In August 2021, the High Court of Madras struck down as unconstitutional an amendment to the Tamil Nadu Gaming Act, 1930, which had banned all forms of gaming, including games of skill, when played for a stake, leaving the purchase of an online lottery ticket as the only exception. The amendment was enacted in February by the previous state government led by the All India Anna Dravida Munnetra Kazhagam (AIADMK) party following a November 2020 Ordinance containing a similar prohibition.
What Can Be Expected from Tamil Nadu’s Upcoming New Ban on Gaming?
Regardless of the legal and constitutional aspect and the likelihood of a new online gaming ban adopted by the current DMK-led government surviving court scrutiny, the practical effectiveness of such a prohibition is rather questionable.
A recently published empirical study on the behavior of 78 thousand real money gamers reveals that Tamil Nadu has one of the highest amounts of online gamblers, regardless of any gaming bans in force and even though the state is far from having the highest population in India.
The geographical analysis of primary organic traffic data on player visits, registrations and gaming sessions shows that Tamil Nadu with its population of 77.8 million (according to 2019 data) has supplied 8.1 percent of gambling users.
This result is comparable to the 8.2 percent of gamblers provided by Uttar Pradesh, the most populous state in the country with 237.8 million inhabitants.
Moreover, if we look at the example of the ban on crypto casinos in the US, we can see that such prohibitive measures do not really work, as Americans are using virtual private networks (VPNs) and other similar means to access such sites.
Considering how a legislative giant like the USA is struggling to make unwanted offshore sites unavailable for its citizens, it is difficult to imagine an Indian state being able to do a better job making a gaming ban effective.
If the Tamil Nadu enacts a new gaming ban, instead of implementing a framework of sensible regulations that provide citizens with access to safe and licensed gaming products, the likely result is that players from the state will not stop playing but will be pushed to unregulated and often predatory sites which will create an even more destructive environment than today.

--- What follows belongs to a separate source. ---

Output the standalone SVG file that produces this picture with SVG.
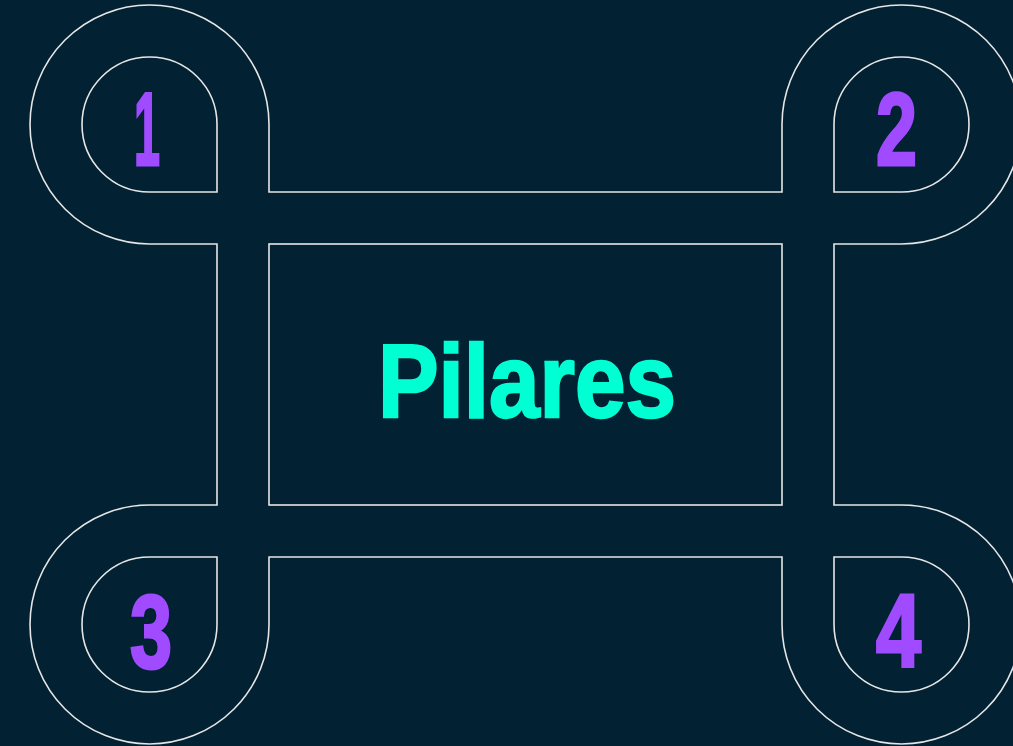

An Attempt to Solve the Lack of an Empirical Study
The Tamil Nadu government’s initiative to produce an expert committee’s report on the dangers of online gaming and their advertising, and to top it up with a public discussion with interested parties is an attempt to formally answer the Madras High Court observation that the enactment of the February 2021 gaming ban was not preceded by any empirical study or legislative discussion on the subject.

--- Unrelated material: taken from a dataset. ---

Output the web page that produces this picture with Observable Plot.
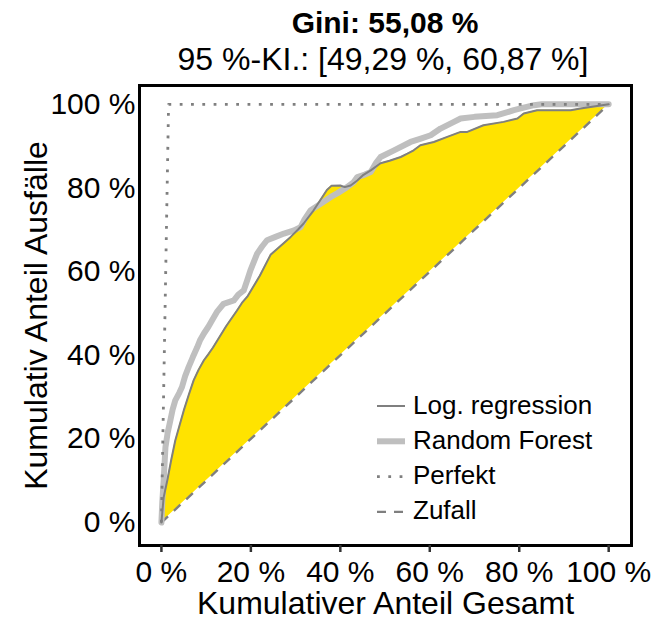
<!DOCTYPE html>
<html>
<head>
<meta charset="utf-8">
<script src="https://cdn.jsdelivr.net/npm/d3@7"></script>
<script src="https://cdn.jsdelivr.net/npm/@observablehq/plot@0.6"></script>
<style>
  body { margin: 0; background: white; }
  #wrap { position: relative; width: 671px; height: 619px; font-family: "Liberation Sans", Arial, sans-serif; }
  #head, #legend { position: absolute; left: 0; top: 0; }
  #plot { position: absolute; left: 0; top: 80px; }
</style>
</head>
<body>
<div id="wrap">
  <svg id="head" width="671" height="80"></svg>
  <div id="plot"></div>
  <svg id="legend" width="671" height="619"></svg>
</div>
<script>
// ---- Data (percent) ----
const titleText = "Gini: 55,08 %";
const subtitleText = "95 %-KI.: [49,29 %, 60,87 %]";
const xLabel = "Kumulativer Anteil Gesamt";
const yLabel = "Kumulativ Anteil Ausfälle";
const xTicks = [0, 20, 40, 60, 80, 100];
const yTicks = [0, 20, 40, 60, 80, 100];

const logX = [0, 0.5, 1.3, 2.2, 3.1, 4, 5, 6.1, 7.2, 8.3, 9.5, 10.6, 11.5, 12.5, 14.5, 16.9, 18, 19.2, 20.5, 22, 24.4, 26.5, 28.9, 30.5, 31.8, 34, 36.2, 37, 38, 40, 41, 42.3, 43.8, 45, 46.8, 49, 51, 53.5, 55, 56.4, 57.9, 60.9, 63.9, 66.9, 68.4, 72, 76.5, 79.6, 81, 84, 91.5, 93.7, 100];
const logY = [0, 6, 10, 15, 19.6, 23, 26.8, 30.5, 34, 36.5, 38.8, 40.4, 41.8, 43.5, 47, 50.7, 52.5, 54, 56.3, 59, 64, 66, 68.3, 70, 71.5, 74.6, 78.2, 79.5, 80.5, 80.6, 80.2, 80.6, 81.8, 83, 84.2, 85.9, 86.5, 87.4, 88.2, 89, 90.2, 91, 92.2, 93.4, 93.4, 95, 95.8, 96.6, 97.8, 98.6, 98.6, 99, 100];

const rfX = [0, 0.2, 0.5, 0.9, 1.4, 2, 2.5, 3.1, 4, 4.6, 5.3, 6.1, 7, 8, 8.6, 9.5, 10.5, 11.3, 12.5, 13.9, 16.2, 17.2, 18.4, 19.2, 19.9, 21.4, 22.5, 23.6, 25.5, 27.4, 29.5, 31.1, 32, 33.3, 35.6, 37.8, 39.3, 41.5, 43, 43.8, 45.5, 46.8, 48, 49, 52, 55.7, 58, 60.2, 62.4, 65.4, 66.9, 70, 75.1, 77, 78.8, 81, 83.3, 85, 100];
const rfY = [0, 5, 10, 18, 21.5, 24.4, 27, 29.2, 31, 32.4, 35, 37.2, 39.5, 41.9, 43.5, 45.2, 46.8, 48.3, 50.5, 52.3, 53.1, 54.5, 55.5, 58, 60.3, 64.3, 66, 67.5, 68.3, 69.1, 69.8, 70.6, 72.5, 74.6, 76.2, 77.8, 78.7, 80.2, 81.4, 82.6, 83.2, 83.8, 86, 87.4, 89, 91, 91.8, 92.6, 94.2, 95.8, 96.6, 97, 97.4, 98, 98.6, 99.2, 99.8, 100, 100];

const perfektX = [0, 1.6, 100];
const perfektY = [0, 100, 100];
const zufallX = [0, 100];
const zufallY = [0, 100];

const legendNames = ["Log. regression", "Random Forest", "Perfekt", "Zufall"];

// ---- styles ----
const YELLOW = "#FFE300";
const DARK = "#7f7f7f";
const LIGHT = "#bfbfbf";
const FONT = "'Liberation Sans', Arial, sans-serif";
const legendStyles = [
  {stroke: DARK, width: 2, dash: null},
  {stroke: LIGHT, width: 6, dash: null},
  {stroke: DARK, width: 2.8, dash: "2.8 8.5"},
  {stroke: DARK, width: 2.4, dash: "9 8"}
];

const toRows = (xs, ys) => xs.map((x, i) => ({x, y: ys[i]}));
const logData = toRows(logX, logY);
const rfData = toRows(rfX, rfY);
const perfekt = toRows(perfektX, perfektY);
const zufall = toRows(zufallX, zufallY);

const chart = Plot.plot({
  width: 671,
  height: 539,
  marginTop: 5,
  marginBottom: 74,
  marginLeft: 139,
  marginRight: 40,
  x: {domain: [-4.9, 105.1]},
  y: {domain: [-5.5, 104.5]},
  style: {fontFamily: FONT, fontSize: "30px", background: "white", color: "black", overflow: "visible"},
  marks: [
    Plot.areaY(logData, {x: "x", y1: d => d.x, y2: "y", fill: YELLOW}),
    Plot.line(zufall, {x: "x", y: "y", stroke: DARK, strokeWidth: 2.4, strokeDasharray: "9 8", strokeLinecap: "butt"}),
    Plot.line(rfData, {x: "x", y: "y", stroke: LIGHT, strokeWidth: 6}),
    Plot.line(logData, {x: "x", y: "y", stroke: DARK, strokeWidth: 2}),
    Plot.line(perfekt, {x: "x", y: "y", stroke: DARK, strokeWidth: 2.8, strokeDasharray: "2.8 8.5", strokeLinecap: "butt"}),
    Plot.frame({stroke: "black", strokeWidth: 3}),
    Plot.axisX({ticks: xTicks, tickFormat: d => d + " %", tickSize: 7, tickPadding: 8, stroke: "#333", strokeWidth: 2.5, label: null}),
    Plot.axisY({ticks: yTicks, tickFormat: d => d + " %", tickSize: 0, tickPadding: 4, label: null}),
    Plot.text([xLabel], {text: d => d, frameAnchor: "bottom", textAnchor: "middle", lineAnchor: "bottom", dy: 68, fontSize: 32, fill: "black"}),
    Plot.text([yLabel], {text: d => d, frameAnchor: "left", textAnchor: "middle", lineAnchor: "bottom", rotate: -90, dx: -93, fontSize: 32, fill: "black"})
  ]
});
document.getElementById("plot").appendChild(chart);

// ---- header ----
const head = d3.select("#head");
head.append("text").attr("x", 385).attr("y", 33).attr("text-anchor", "middle")
  .attr("font-weight", "bold").attr("font-size", 30).attr("font-family", FONT)
  .text(titleText);
head.append("text").attr("x", 383).attr("y", 70).attr("text-anchor", "middle")
  .attr("font-size", 32).attr("font-family", FONT)
  .text(subtitleText);

// ---- legend ----
const leg = d3.select("#legend");
legendNames.forEach((name, i) => {
  const s = legendStyles[i];
  const cy = 406 + i * 35.3;
  const l = leg.append("line").attr("x1", 377).attr("x2", 405).attr("y1", cy).attr("y2", cy)
    .attr("stroke", s.stroke).attr("stroke-width", s.width);
  if (s.dash) l.attr("stroke-dasharray", s.dash);
  leg.append("text").attr("x", 413).attr("y", cy + 7.5).attr("font-size", 26)
    .attr("font-family", FONT).text(name);
});
</script>
</body>
</html>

"If, prima facie, the impugned legislation is seen to impose restrictions or altogether curb the exercise of skill in a particular domain, the onus is on the State to justify not only the need therefor but also the extent thereof. No attempt has been made in such regard apart from the anecdotal reference to some suicides and the subjective perception of the evil of addiction," the HC bench commented in its ruling to overthrow the state’s gaming ban as unconstitutional.
It remains to be seen how satisfactory the two weeks worth of research by the expert committee will be seen by the court in the event that a new gaming ban is enacted in Tamil Nadu and it is subsequently challenged like the previous one.